Tyndall researchers on a road with no junctions
Transistors are an integral building block of all modern electronic devices. Their function is to either amplify or switch electronic signals, and since their invention in the 1940s, their size has continued to be reduced dramatically, allowing devices to be made smaller and to have more powerful storage and calculating abilities. As a consequence, computers that used to fill whole buildings are now comfortably sitting on your lap, and the mobile phone of today not only has the capability to call your cousin in Australia, to direct you to the nearest cashpoint, and to play the latest Lady Gaga album, but is also small enough to be easily lost down the side of your settee.
Traditionally, transistors are prepared from two distinct types of a semiconductor material (usually silicon), where one is rendered with a positive charge and another with a negative charge by adding atoms of other chemical elements into the silicon. These two types of silicon are brought together to form sandwich-like structures called junctions. Electric current cannot flow from one side of the structure to the other (that is, the device is an “off” switch) unless an input signal is applied to close the switch. As the size of these components become ever smaller, the ability to reproduce junctions successfully at the required scale becomes significantly more challenging.
Now, an SFI-funded team from the Tyndall National Institute in Cork appear to have overcome this problem by developing the world’s first junctionless transistor. As reported in the prestigious journal Nature Nanotechnology, Prof.

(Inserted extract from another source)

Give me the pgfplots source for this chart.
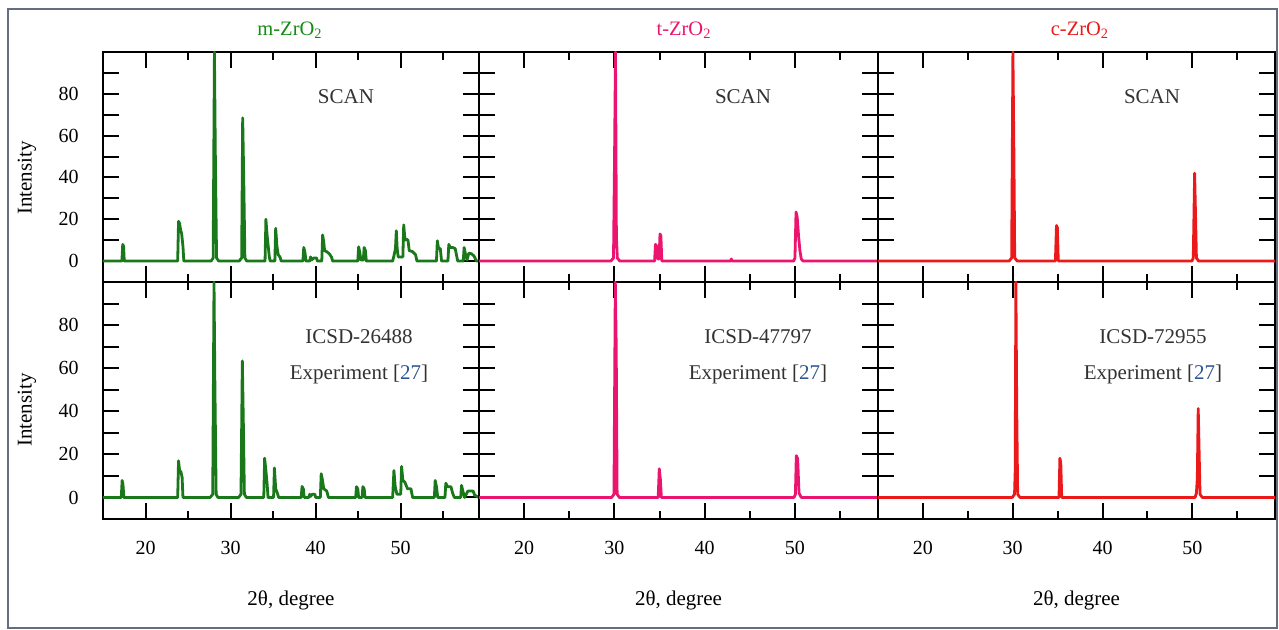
\documentclass[border=0pt]{standalone}
\usepackage{fontspec}
\setmainfont{Liberation Serif}
\usepackage{pgfplots}
\pgfplotsset{compat=1.18}
\usepackage{pgfplotstable}

\definecolor{mgreen}{RGB}{25,120,25}
\definecolor{tgreen}{RGB}{20,140,20}
\definecolor{tpink}{RGB}{235,20,110}
\definecolor{cred}{RGB}{235,25,25}
\definecolor{refblue}{RGB}{45,85,150}
\definecolor{txtgray}{RGB}{50,50,50}
\definecolor{borderc}{RGB}{100,110,130}

\pgfplotstableread{
x y
15 0
17.22 0
17.32 8
17.42 7
17.5 0
23.78 0
23.88 19
24.0 18
24.12 15
24.25 13
24.4 7
24.5 0
27.7 0
27.95 1.5
28.1 100
28.2 53
28.35 1.5
28.6 0
31.0 0
31.3 1.5
31.42 68.5
31.55 38
31.68 1.5
31.9 0
34.05 0
34.15 20
34.3 12
34.45 6
34.55 2
34.65 0
35.2 0
35.3 15.7
35.45 7
35.6 3
35.8 2
35.95 0
38.5 0
38.6 6.5
38.75 4
38.85 0
39.3 0
39.4 2
39.5 0.5
39.8 1.5
40.1 1.5
40.2 0
40.72 0
40.82 12.5
40.95 9
41.05 5
41.3 4.5
41.6 3.5
41.85 2
42.0 0
44.95 0
45.05 6.8
45.2 4
45.3 0.5
45.6 0.5
45.7 6.5
45.85 5
45.95 0
49.05 0
49.2 2.5
49.38 6
49.48 14.5
49.58 6
49.7 2
50.25 2
50.35 17.3
50.5 10
50.65 10.5
50.85 10
51.0 5
51.4 4.5
51.75 3
51.9 0
54.2 0
54.3 9.7
54.45 6
54.65 6
54.8 0
55.55 0
55.65 8
55.8 6.5
56.1 6.5
56.4 6
56.6 2
56.7 0
57.35 0
57.45 6.5
57.6 3.5
57.8 0.5
58.0 3.8
58.3 3.5
58.6 2.5
58.9 0
59.2 0
}\mscan

\pgfplotstableread{
x y
15 0
17.15 0
17.25 7.9
17.35 6
17.45 0
23.78 0
23.88 17
24.0 12.5
24.15 12
24.3 9.4
24.4 0
27.6 0
27.9 1.5
28.05 100
28.15 53.4
28.3 1.5
28.5 0
30.95 0
31.22 1.5
31.38 63.4
31.5 34
31.62 1.5
31.85 0
33.9 0
34.0 18.2
34.15 12.5
34.3 6
34.4 0
35.05 0
35.15 13.7
35.3 4
35.5 2
35.65 0
38.3 0
38.4 5.1
38.55 4
38.65 0
39.2 0
39.3 1.5
39.4 0.5
39.6 1.5
39.9 1.5
40.0 0
40.55 0
40.65 11
40.8 8
40.95 4
41.3 3
41.5 0
44.7 0
44.8 5
44.95 4
45.05 0
45.45 0
45.55 5
45.7 4
45.8 0
49.05 0
49.2 12.5
49.35 5
49.55 1.5
50.0 1.5
50.1 14.4
50.25 8
50.5 7
50.8 4
51.2 4
51.4 0
53.95 0
54.05 7.9
54.2 5
54.35 0
55.2 0
55.3 6.6
55.5 5
55.9 5
56.1 2
56.3 0
57.05 0
57.15 5.6
57.3 3
57.5 0
57.9 3
58.5 3
58.7 1
59.2 0
}\micsd

\pgfplotstableread{
x y
15 0
29.6 0
29.9 1.5
30.02 52
30.12 100
30.22 12
30.32 1.5
30.6 0
34.45 0
34.55 8
34.7 7
34.8 1
34.95 1
35.05 13
35.15 12
35.25 0
42.85 0
42.95 1
43.05 0
49.85 0
50.0 1.5
50.12 23.5
50.25 21
50.4 12
50.55 5
50.7 1
50.9 0
59.2 0
}\tscan

\pgfplotstableread{
x y
15 0
29.7 0
29.95 1.5
30.1 100
30.2 70
30.3 1.5
30.55 0
34.85 0
34.97 13.3
35.1 8
35.2 0
49.9 0
50.05 1.5
50.15 19.4
50.3 18
50.45 2
50.7 0
59.2 0
}\ticsd

\pgfplotstableread{
x y
15 0
29.6 0
29.88 1.5
30.02 100
30.12 56
30.22 1.5
30.5 0
34.75 0
34.87 17
34.97 16
35.07 0
49.95 0
50.1 1.5
50.25 42
50.35 22
50.45 1.5
50.7 0
59.2 0
}\cscan

\pgfplotstableread{
x y
15 0
29.95 0
30.2 1.5
30.27 11.7
30.35 100
30.45 38.7
30.55 1.5
30.8 0
35.15 0
35.25 18.2
35.35 16
35.45 0
50.3 0
50.45 2
50.55 9
50.65 41.3
50.75 21.4
50.85 1.5
51.1 0
59.2 0
}\cicsd

\pgfplotsset{
  panel/.style={
    scale only axis,
    anchor=south west,
    xmin=15, xmax=59.2, ymin=-10, ymax=100,
    axis line style={line width=1pt, black},
    tick style={line width=1pt, black},
    tick align=inside,
    xtick pos=both, ytick pos=both,
    xtick={20,30,40,50}, minor xtick={25,35,45,55},
    ytick={0,10,20,30,40,50,60,70,80,90},
    major tick length=8pt, minor tick length=4pt,
    xticklabels={}, yticklabels={},
    /pgf/number format/assume math mode=true,
    ticklabel style={font=\fontsize{10}{12}\selectfont, text=black},
    yticklabel style={xshift=-8.7pt},
    xticklabel style={yshift=-7.7pt},
  },
  ylab/.style={yticklabels={0,,20,,40,,60,,80,}},
  xlab/.style={xticklabels={20,30,40,50}},
  toprow/.style={height=115pt},
  botrow/.style={height=118.5pt},
  datal/.style={line width=1.4pt, line join=round},
}

\begin{document}
\begin{tikzpicture}
\useasboundingbox (0,0) rectangle (639.5pt,315pt);
\draw[borderc, line width=0.7pt] (4pt,1pt) rectangle (638.5pt,310.5pt);

% top row
\begin{axis}[panel, toprow, ylab, width=188pt, at={(51.5pt,174pt)}]
\addplot[datal, mgreen] table[x=x,y=y] {\mscan};
\end{axis}
\begin{axis}[panel, toprow, width=199.5pt, at={(239.5pt,174pt)}]
\addplot[datal, tpink] table[x=x,y=y] {\tscan};
\end{axis}
\begin{axis}[panel, toprow, width=198.5pt, at={(439pt,174pt)}]
\addplot[datal, cred] table[x=x,y=y] {\cscan};
\end{axis}

% bottom row
\begin{axis}[panel, botrow, ylab, xlab, width=188pt, at={(51.5pt,55.5pt)}]
\addplot[datal, mgreen] table[x=x,y=y] {\micsd};
\end{axis}
\begin{axis}[panel, botrow, xlab, width=199.5pt, at={(239.5pt,55.5pt)}]
\addplot[datal, tpink] table[x=x,y=y] {\ticsd};
\end{axis}
\begin{axis}[panel, botrow, xlab, width=198.5pt, at={(439pt,55.5pt)}]
\addplot[datal, cred] table[x=x,y=y] {\cicsd};
\end{axis}

% titles
\begin{scope}[every node/.style={font=\fontsize{10.25}{12}\selectfont, anchor=base}]
\node[text=tgreen] at (145pt,297.25pt) {m-ZrO\textsubscript{2}};
\node[text=tpink] at (342pt,297.25pt) {t-ZrO\textsubscript{2}};
\node[text=cred] at (540pt,297.25pt) {c-ZrO\textsubscript{2}};
\end{scope}

% inner labels
\begin{scope}[every node/.style={font=\fontsize{10.5}{12}\selectfont, anchor=base, text=txtgray}]
\node at (173pt,263.35pt) {SCAN};
\node at (371.5pt,263.35pt) {SCAN};
\node at (576pt,263.35pt) {SCAN};
\node at (179.5pt,143.25pt) {ICSD-26488};
\node at (379pt,143.25pt) {ICSD-47797};
\node at (576.5pt,143.25pt) {ICSD-72955};
\node at (179.5pt,125pt) {Experiment [\textcolor{refblue}{27}]};
\node at (379pt,125pt) {Experiment [\textcolor{refblue}{27}]};
\node at (576.5pt,125pt) {Experiment [\textcolor{refblue}{27}]};
\end{scope}

% axis labels
\begin{scope}[every node/.style={font=\fontsize{10.5}{12}\selectfont, text=black}]
\node[rotate=90] at (13.5pt,226pt) {Intensity};
\node[rotate=90] at (13.5pt,110pt) {Intensity};
\node at (145.5pt,15pt) {2θ, degree};
\node at (339.25pt,15pt) {2θ, degree};
\node at (538.25pt,15pt) {2θ, degree};
\end{scope}
\end{tikzpicture}
\end{document}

Jean-Pierre Colinge and his team have used silicon nanowires, materials that have a diameter of around 10 nanometers (approximately 10,000 times thinner than a human hair!) to prepare minute devices that act as excellent transistors but do not require junctions to perform. The scale and electronic properties of these devices are such that they can be envisaged as providing an answer to one of the biggest questions that exists in electronics technology, namely, how can we reduce the size of components in order to continue the advancement of the electronic age?
Prof. Colinge cautions us by admitting that there is still a long way to go before his group’s discoveries might find their way into your mobile phone or laptop. However, he notes that “there is great potential for these devices to overcome the challenge of Moore’s Law (a well-known relationship outlining the need for year-on-year reduction in the size of electronic components) for many years to come”.